To eliminate the chances of claim denials, ensure that your nephrology billing practice is implementing designated specified diagnosis codes. Your nephrology documentation should be the following;
- The onset of care
- Aetiology and manifestation
- Site specificity (anatomically)
- The severity of the disease
- Combination codes
- And codes for conditions that can easily complicate treatment
Codes for defining chronic diabetes and kidney diseases
Documenting your nephrology patients with diabetes, it is necessary to document complications, manifestations, and current treatment other than the type of diabetes. If hypoglycemia or hyperglycemia is associated with patient diabetes, it is also essential to document it. If a diabetic patient has complications and manifestations, you would need to provide some additional information in your claims. Such as;
- Site of ulcer
- chronic kidney disease
- Severe retinopathy
Important Diabetes Codes
Type I Diabetes
- E10.21 – Type I diabetes along with diabetic nephropathy E10
- E10.22 – Type I diabetes along with diabetic chronic kidney disease
Additional code should be used to identify the stage of the patient’s chronic kidney disease
- E10.29 – Type I diabetes with any other diabetic kidney complications like renal tubular degeneration
Type II Diabetes
- E11.21 – Type II diabetes along with diabetic nephropathy
- E11.22 – Type II diabetes along with diabetic chronic kidney disease
Use an additional code to identify the stage of the patient’s CKD
- E11.29 – Type II diabetes along with any other diabetic kidney complications like renal tubular degeneration
- For insulin use, use additional code Z79.4
Essential codes for Documenting Chronic and Hypertensive kidney disease
Several codes are there that are used to diagnose hypertensive kidney disease depending on the condition of a patient and the level of the diagnosis. Codes used for treating hypertensive conditions include;
- I10 – Essential or primary hypertension
- I12 – Hypertensive chronic kidney disease
This code requires the fourth digit as well
- I12.0 – Hypertensive chronic kidney disease along with stage 5 chronic kidney disease or end-stage renal disease
You’ll need to use an additional code to identify the specific stage of chronic kidney disease
- I12.9 – Hypertensive chronic kidney disease, stages one through four chronic kidney disease, or chronic kidney disease that’s unspecified
Once again, you’ll need to use another code to identify the patient’s stage of chronic kidney disease
- I13 – Hypertensive heart and chronic kidney disease
This code also requires you to use the fourth digit
- I13.0 – Hypertensive heart and chronic kidney disease along with heart failure and stage one thru four chronic kidney disease, or unspecified CKD
Use an additional code to indicate the stage of CKD
Use an additional code to note the specific kind of heart failure
- I13.10 – Hypertensive heart and chronic kidney disease without any heart failure along with stage one through four CKD
The stage of CKD must be noted with an additional code
- I13.11 – Hypertensive heart and chronic kidney disease without any heart failure and with end-stage renal disease or stage 5 CKD Additional code for the stage of CKD must be used.
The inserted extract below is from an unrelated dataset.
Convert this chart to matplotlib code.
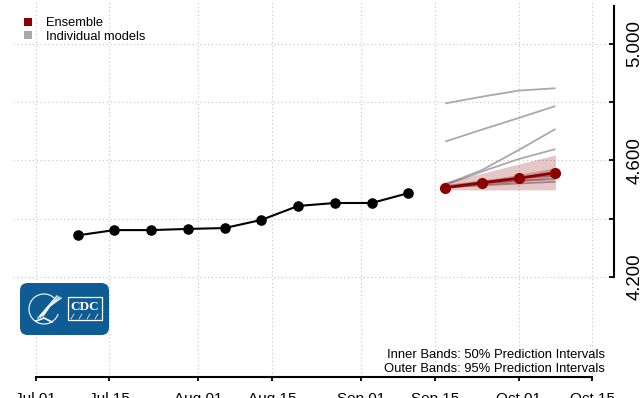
import matplotlib
matplotlib.use("Agg")
import matplotlib.pyplot as plt
import matplotlib.dates as mdates
import datetime as dt
from matplotlib.patches import FancyBboxPatch, Rectangle, Arc

plt.rcParams['font.family'] = ['Liberation Sans', 'DejaVu Sans']

# ---------------- data ----------------
obs_dates = ['2022-07-09', '2022-07-16', '2022-07-23', '2022-07-30', '2022-08-06',
             '2022-08-13', '2022-08-20', '2022-08-27', '2022-09-03', '2022-09-10']
obs_values = [4343, 4361, 4361, 4365, 4368, 4396, 4444, 4454, 4454, 4488]

fc_dates = ['2022-09-17', '2022-09-24', '2022-10-01', '2022-10-08']
ens_median = [4507, 4523, 4539, 4558]
ens_lo95 = [4499, 4499, 4499, 4499]
ens_hi95 = [4527, 4556, 4588, 4619]
ens_lo50 = [4504, 4515, 4527, 4541]
ens_hi50 = [4511, 4531, 4552, 4575]

model_a = [4796, 4819, 4840, 4848]
model_b = [4665, 4706, 4746, 4787]
model_c = [4518, 4567, 4636, 4708]
model_d = [4516, 4562, 4605, 4639]
model_e = [4512, 4528, 4540, 4548]
model_f = [4510, 4522, 4530, 4536]
model_g = [4508, 4515, 4521, 4527]
models = [model_a, model_b, model_c, model_d, model_e, model_f, model_g]

xtick_dates = ['2022-07-01', '2022-07-15', '2022-08-01', '2022-08-15',
               '2022-09-01', '2022-09-15', '2022-10-01', '2022-10-15']
xtick_labels = ['Jul 01', 'Jul 15', 'Aug 01', 'Aug 15', 'Sep 01', 'Sep 15', 'Oct 01', 'Oct 15']
ytick_values = [4200, 4400, 4600, 4800, 5000]
ytick_labels = ['4.200', '', '4.600', '', '5.000']

legend_labels = ['Ensemble', 'Individual models']
note_lines = ['Inner Bands: 50% Prediction Intervals', 'Outer Bands: 95% Prediction Intervals']

# ---------------- helpers ----------------
def d(s):
    return mdates.date2num(dt.datetime.strptime(s, '%Y-%m-%d'))

W, H = 641, 398
def fx(px):
    return px / W
def fy(py):
    return 1 - py / H

ENS = '#8B0000'
GRAY = '#A9A9A9'

fig = plt.figure(figsize=(W / 100, H / 100), dpi=100)
ax = fig.add_axes([fx(13), fy(377), (614 - 13) / W, 377 / H])

ox = [d(s) for s in obs_dates]
fxs = [d(s) for s in fc_dates]

# individual models
for m in models:
    ax.plot(fxs, m, color=GRAY, lw=1.3, zorder=2, solid_capstyle='butt')

# bands
ax.fill_between(fxs, ens_lo95, ens_hi95, color=ENS, alpha=0.22, lw=0, zorder=3)
ax.fill_between(fxs, ens_lo50, ens_hi50, color=ENS, alpha=0.25, lw=0, zorder=3)

# ensemble
ax.plot(fxs, ens_median, color=ENS, lw=2.0, marker='o', ms=7, zorder=5)

# observed
ax.plot(ox, obs_values, color='black', lw=1.5, marker='o', ms=6.6, zorder=5)

# axes limits
x0 = d('2022-07-01')
ax.set_xlim(x0 - 4.32, x0 + 110.15)
ax.set_ylim(3856.6, 5151)

ax.set_xticks([d(s) for s in xtick_dates])
ax.set_xticklabels(xtick_labels)
ax.set_yticks(ytick_values)
ax.set_yticklabels(ytick_labels)

ax.yaxis.tick_right()
ax.spines['left'].set_visible(False)
ax.spines['top'].set_visible(False)
ax.spines['bottom'].set_bounds(d('2022-07-01'), d('2022-10-15'))
ax.spines['right'].set_bounds(4200, 5130)
for s in ['bottom', 'right']:
    ax.spines[s].set_linewidth(1.5)
    ax.spines[s].set_color('black')

ax.tick_params(axis='x', direction='out', length=3, width=1.3, pad=7.5, labelsize=11)
ax.tick_params(axis='y', direction='in', length=3.5, width=1.3, pad=9, labelsize=13.4,
               labelrotation=90)
for lab in ax.get_yticklabels():
    lab.set_va('center')
    lab.set_ha('left')

ax.grid(True, linestyle=(0, (1, 2.5)), color='#c4c4c4', lw=0.8, zorder=0)
ax.set_axisbelow(True)

# legend (manual)
fig.patches.append(Rectangle((fx(24), fy(25.5)), 8 / W, 7 / H, transform=fig.transFigure,
                             facecolor=ENS, edgecolor='none'))
fig.patches.append(Rectangle((fx(24), fy(38.5)), 8 / W, 7 / H, transform=fig.transFigure,
                             facecolor=GRAY, edgecolor='none'))
fig.text(fx(46), fy(26.5), legend_labels[0], fontsize=9.3, va='baseline', ha='left')
fig.text(fx(46), fy(39.5), legend_labels[1], fontsize=9.3, va='baseline', ha='left')

# notes
fig.text(fx(605), fy(358), note_lines[0], fontsize=9.4, ha='right', va='baseline')
fig.text(fx(605), fy(371.5), note_lines[1], fontsize=9.4, ha='right', va='baseline')

# CDC logo (drawn)
BLUE = '#0f5c94'
logo = FancyBboxPatch((fx(20), fy(335)), (109 - 20) / W, (335 - 283) / H,
                      boxstyle='round,pad=0,rounding_size=0.012',
                      transform=fig.transFigure, facecolor=BLUE, edgecolor='none',
                      mutation_aspect=W / H)
fig.patches.append(logo)
arc = Arc((fx(44), fy(309)), 30 / W, 30 / H, theta1=60, theta2=330,
          transform=fig.transFigure, color='white', lw=0.8)
fig.patches.append(arc)
for k in range(3):
    fig.lines.append(plt.Line2D([fx(38 + k * 2.5), fx(45 + k * 2.5), fx(57 + k * 2)],
                                [fy(318 - k), fy(310 - k * 2), fy(296 + k)],
                                transform=fig.transFigure, color='white', lw=1.0))
fig.lines.append(plt.Line2D([fx(36), fx(44), fx(52)], [fy(321), fy(318), fy(322)],
                            transform=fig.transFigure, color='white', lw=1.2))
fig.patches.append(Rectangle((fx(68), fy(320)), (102 - 68) / W, (320 - 297) / H,
                             transform=fig.transFigure, facecolor='none',
                             edgecolor='white', lw=0.9))
fig.text(fx(85), fy(307), 'CDC', color='white', fontsize=9.5, fontweight='bold',
         ha='center', va='center', family=['Liberation Serif', 'DejaVu Serif'])
for k in range(4):
    fig.lines.append(plt.Line2D([fx(71 + k * 8), fx(74 + k * 8)], [fy(319), fy(314)],
                                transform=fig.transFigure, color='white', lw=0.5))

fig.savefig('out.png', dpi=100)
How would you document complications you pose while providing care?
Oftentimes, complications arise because of the care for a patient’s disease or diseases and when this happens, they should be documented. All the complications that the provider comes across during the care or procedure must be documented depending on the level of care and condition.
The documentation in nephrology medical billing cannot be assumed. And this is why the providers need to document every complication that they care for during the treatment if they cannot be coded.
Following these practices and accurate coding can simply ease the process of nephrology-specific billing and improve revenue cycle management.